Dems say GSA still hasn't decided whether Trump is violating lease

Docs suggest Trump still tied to business empire
Docs suggest Trump still tied to business empire

A federal agency has told House Democrats that it is still trying to figure out whether Donald Trump's presidency triggered a violation of the lease for his luxury Washington hotel, the Democrats say.

Democrats on the House Oversight Committee had asked the General Services Administration, the federal agency that oversees the lease, to decide whether the Trump Organization is in breach.

The Trump International Hotel is housed in a historic post office three blocks from the White House. Trump signed a 60-year lease with the federal government two years before he began his presidential campaign.

As president, he now oversees the GSA, and is effectively both landlord and tenant. A clause appears to prohibit elected officials from benefiting from the lease.

Related: Donald Trump could violate own lease at Washington hotel

Democrats and outside ethics lawyers say the hotel allows Trump to profit off the presidency because foreign government officials and business leaders have a clear incentive to do business there.

The GSA faced a Monday deadline to answer questions from the Democrats about the matter.

In response, the agency reported that it was still evaluating whether Trump was in violation of the lease, said Jennifer Werner, an aide to Representative Elijah Cummings, the top Democrat on the Oversight Committee.

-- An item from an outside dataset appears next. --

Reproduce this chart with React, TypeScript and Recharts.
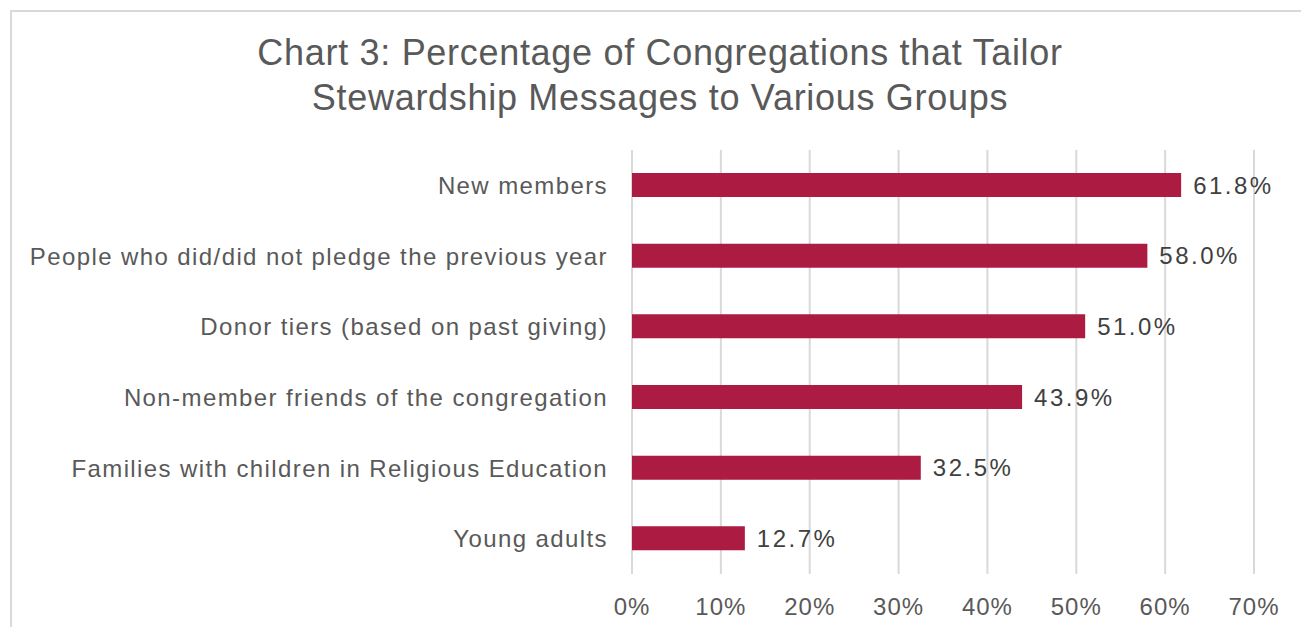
import { BarChart, Bar, XAxis, YAxis, CartesianGrid, LabelList } from "recharts";

const groups = [
  "New members",
  "People who did/did not pledge the previous year",
  "Donor tiers (based on past giving)",
  "Non-member friends of the congregation",
  "Families with children in Religious Education",
  "Young adults",
];
const shares = [61.8, 58.0, 51.0, 43.9, 32.5, 12.7];
const pctTicks = [0, 10, 20, 30, 40, 50, 60, 70];

const rows = groups.map((g, i) => ({ group: g, share: shares[i] }));

const FONT = "'Liberation Sans', Arial, sans-serif";

export default function App() {
  return (
    <div style={{ position: "relative", width: 1301, height: 619, fontFamily: FONT }}>
      <div
        style={{
          position: "absolute",
          left: 2,
          top: 2,
          width: 1297,
          height: 640,
          border: "2px solid #d9d9d9",
          boxSizing: "border-box",
        }}
      />
      <div
        style={{
          position: "absolute",
          left: 0,
          top: 22,
          width: 1304,
          textAlign: "center",
          fontSize: 36,
          lineHeight: "45px",
          letterSpacing: 0.7,
          color: "#595959",
        }}
      >
        Chart 3: Percentage of Congregations that Tailor
        <br />
        Stewardship Messages to Various Groups
      </div>
      <div style={{ position: "absolute", left: 0, top: 0 }}>
        <BarChart
          width={1301}
          height={619}
          data={rows}
          layout="vertical"
          margin={{ top: 142, right: 55, bottom: 13, left: 0 }}
          barSize={24}
        >
          <CartesianGrid horizontal={false} stroke="#d9d9d9" strokeWidth={2} />
          <XAxis
            type="number"
            domain={[0, 70]}
            ticks={pctTicks}
            tickFormatter={(v) => `${v}%`}
            axisLine={false}
            tickLine={false}
            tickSize={0}
            tickMargin={24}
            height={40}
            interval={0}
            tick={{ fill: "#595959", fontSize: 24, fontFamily: FONT, letterSpacing: 1 }}
          />
          <YAxis
            type="category"
            dataKey="group"
            width={624}
            axisLine={false}
            tickLine={false}
            tickSize={0}
            tickMargin={24}
            interval={0}
            tick={{ fill: "#595959", fontSize: 24, fontFamily: FONT, letterSpacing: 1.4 }}
          />
          <Bar dataKey="share" fill="#ab1b42" isAnimationActive={false}>
            <LabelList
              dataKey="share"
              position="right"
              offset={12}
              formatter={(v: number) => `${v.toFixed(1)}%`}
              style={{ fill: "#404040", fontSize: 24, fontFamily: FONT, letterSpacing: 2.5 }}
            />
          </Bar>
        </BarChart>
      </div>
    </div>
  );
}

In addition, the GSA did not give the Democrats unredacted reports on the hotel's revenue and expenses, as they had requested, Werner said.

The GSA did not immediately respond to a request from CNNMoney for comment.

The Republican chairman of the Oversight Committee is Representative Jason Chaffetz of Utah. He was scheduled to meet privately on Tuesday with Trump.

A document made public by ProPublica last week shows that Trump placed his stake in the hotel into a trust controlled by his son Donald Trump Jr. and a Trump Organization executive.

Related: Trump will leave business, but won't sell

That was part of what Trump called a plan to avoid conflicts of interest. But Trump declined to sell anything, which means he still stands to profit.

An ethics watchdog organization is arguing in a lawsuit that Trump, by accepting foreign government payments, is in violation of the Emoluments Clause of the Constitution. Trump's lawyers have said settling a hotel bill does not constitute an emolument.

The White House, the Trump Organization and Chaffetz's office also did not immediately respond to requests for comment.